SHORT TASK: Copy every line of the records below where the word "this" occurs.

RECORD EXCERPTS:
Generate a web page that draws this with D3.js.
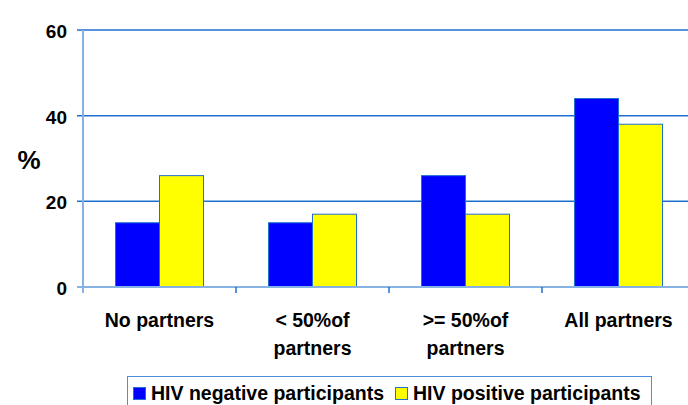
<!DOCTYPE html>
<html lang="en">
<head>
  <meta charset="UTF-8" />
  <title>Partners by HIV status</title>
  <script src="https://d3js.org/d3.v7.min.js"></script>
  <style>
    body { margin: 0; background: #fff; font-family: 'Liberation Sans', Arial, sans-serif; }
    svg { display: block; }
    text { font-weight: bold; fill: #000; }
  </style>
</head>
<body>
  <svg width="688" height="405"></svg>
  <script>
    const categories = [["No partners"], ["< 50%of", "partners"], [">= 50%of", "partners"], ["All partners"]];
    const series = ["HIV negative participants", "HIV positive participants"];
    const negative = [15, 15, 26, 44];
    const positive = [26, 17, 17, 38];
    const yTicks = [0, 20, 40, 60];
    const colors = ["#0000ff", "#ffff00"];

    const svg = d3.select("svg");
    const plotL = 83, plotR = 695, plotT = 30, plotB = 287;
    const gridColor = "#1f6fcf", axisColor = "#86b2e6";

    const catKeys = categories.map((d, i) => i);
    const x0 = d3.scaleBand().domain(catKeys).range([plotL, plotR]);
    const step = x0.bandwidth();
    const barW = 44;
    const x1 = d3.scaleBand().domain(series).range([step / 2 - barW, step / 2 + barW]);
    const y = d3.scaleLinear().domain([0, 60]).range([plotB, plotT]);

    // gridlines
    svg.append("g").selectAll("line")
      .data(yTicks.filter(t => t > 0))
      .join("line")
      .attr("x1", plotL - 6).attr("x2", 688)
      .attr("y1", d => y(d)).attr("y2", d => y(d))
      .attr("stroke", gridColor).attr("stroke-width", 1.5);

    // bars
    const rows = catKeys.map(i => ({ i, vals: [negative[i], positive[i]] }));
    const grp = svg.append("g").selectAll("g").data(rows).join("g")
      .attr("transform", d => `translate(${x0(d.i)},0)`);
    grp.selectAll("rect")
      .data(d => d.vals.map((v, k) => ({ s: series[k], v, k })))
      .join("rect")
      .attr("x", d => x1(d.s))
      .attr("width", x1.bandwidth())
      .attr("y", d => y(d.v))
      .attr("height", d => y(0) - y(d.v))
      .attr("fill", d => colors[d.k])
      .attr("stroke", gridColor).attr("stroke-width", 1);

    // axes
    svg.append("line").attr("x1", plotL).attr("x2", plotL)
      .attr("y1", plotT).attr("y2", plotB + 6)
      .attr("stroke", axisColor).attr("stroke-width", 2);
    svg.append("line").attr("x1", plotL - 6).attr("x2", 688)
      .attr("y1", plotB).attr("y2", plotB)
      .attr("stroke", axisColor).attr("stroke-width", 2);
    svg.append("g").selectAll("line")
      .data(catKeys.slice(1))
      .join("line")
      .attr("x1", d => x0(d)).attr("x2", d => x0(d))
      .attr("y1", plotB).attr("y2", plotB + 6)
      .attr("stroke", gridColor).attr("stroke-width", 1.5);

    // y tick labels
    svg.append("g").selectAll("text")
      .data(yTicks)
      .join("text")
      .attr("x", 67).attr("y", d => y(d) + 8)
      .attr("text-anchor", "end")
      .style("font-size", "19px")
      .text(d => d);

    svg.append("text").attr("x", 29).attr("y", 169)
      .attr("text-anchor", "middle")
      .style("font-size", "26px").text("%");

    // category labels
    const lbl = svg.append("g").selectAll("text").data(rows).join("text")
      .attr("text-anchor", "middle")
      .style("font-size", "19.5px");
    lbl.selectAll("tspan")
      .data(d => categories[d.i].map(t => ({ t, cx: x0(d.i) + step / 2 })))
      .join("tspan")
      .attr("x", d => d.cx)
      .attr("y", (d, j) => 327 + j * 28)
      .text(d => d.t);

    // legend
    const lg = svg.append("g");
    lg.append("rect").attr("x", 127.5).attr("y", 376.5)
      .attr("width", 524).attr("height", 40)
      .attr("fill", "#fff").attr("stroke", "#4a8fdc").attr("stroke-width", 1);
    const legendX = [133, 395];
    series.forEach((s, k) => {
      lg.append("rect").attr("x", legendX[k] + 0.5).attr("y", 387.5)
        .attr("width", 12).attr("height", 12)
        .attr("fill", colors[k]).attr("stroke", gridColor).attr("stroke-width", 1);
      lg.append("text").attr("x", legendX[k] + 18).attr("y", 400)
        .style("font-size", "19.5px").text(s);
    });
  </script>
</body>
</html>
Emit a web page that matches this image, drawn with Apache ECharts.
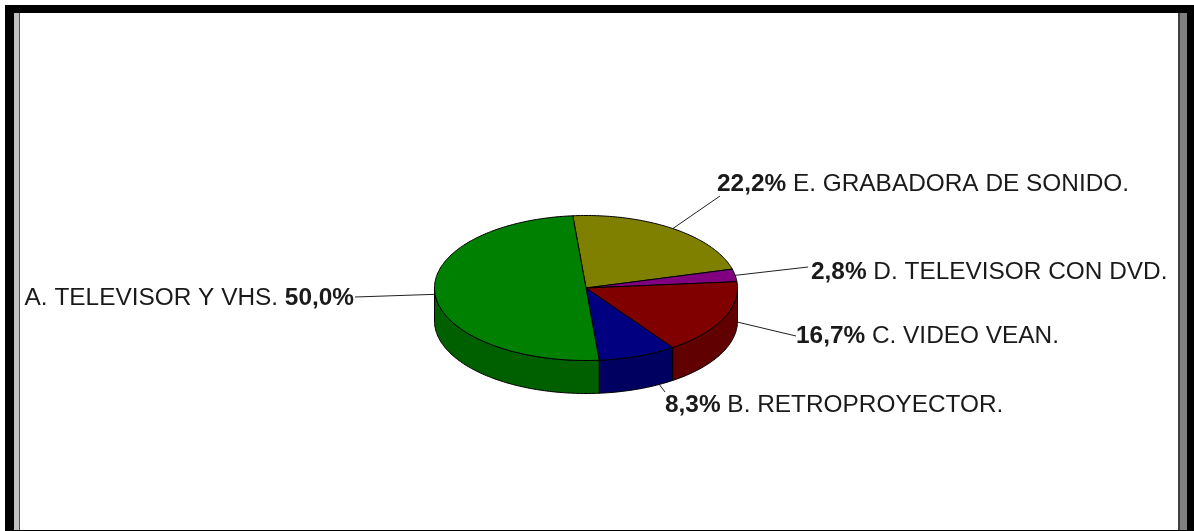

THE RESPONSE:
Generate a web page that draws this with D3.js.
Emit a web page that matches this image, drawn with Apache ECharts.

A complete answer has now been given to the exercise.